A falta de uma discussão política ampla para coadunar a medida provisória no regime presidencial propiciou sua instrumentalização — dada sua indelimitação formal — de modo a obstaculizar o exercício legislativo e instabilizar o exercício jurisprudencial, pela sua edição, virtualmente, sem peias.

JC – Neste sentido, a proposta do atual Presidente da Câmara dos Deputados, Dr. Michel Temer, de restringir o escopo das medidas provisórias, contribui para aperfeiçoar nossa ordem constitucional?
JA – Mais do que aperfeiçoá-la, ela a completa. É a reforma constitucional de maior importância histórica para o nosso sistema político, pois assentar o regime de governo é condição fundamental para a coesão dos demais segmentos da institucionalidade, como o funcionamento do sistema eleitoral e partidário.
Estou absolutamente empolgado com a iniciativa do Presidente Michel Temer, pois a principal conclusão das pesquisas foi revelar a dificuldade constituinte de confluir nesta parcela da ordem constitucional. Merece o apoio de todas as forças políticas e da comunidade jurídica em geral, de onde sempre provieram críticas da banalização das medidas provisórias.
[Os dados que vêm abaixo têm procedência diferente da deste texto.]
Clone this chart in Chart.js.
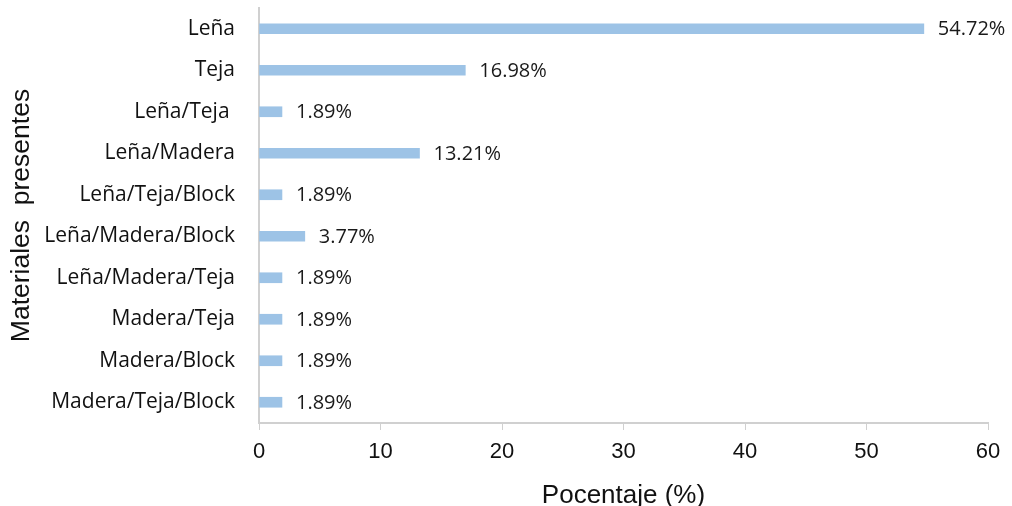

Fixar as matérias que possam ser objeto de medida provisória conferiria previsibilidade mínima ao instituto, a qual, ao contrário do que se poderia imaginar, prestigia o Presidente da República, já que os temas a serem explicitados seriam, obviamente, de acentuada relevância para o País. Propiciaria maior estabilidade à produção jurisprudencial do Judiciário, que exerceria, de modo mais concentrado, o cotejo entre matérias correlatas e legisladas. Restauraria o Legislativo no sistema de Poderes, ao favorecer maior equilíbrio na sua relação com o Executivo, para compartilhar o destino da ordem jurídica. Enfim, solidificaria as instituições básicas do presidencialismo semi-parlamentar brasileiro como experiência histórica. Todos precisamos apoiar a iniciativa do Presidente Michel Temer, pois seu sucesso fortalecerá a democracia brasileira.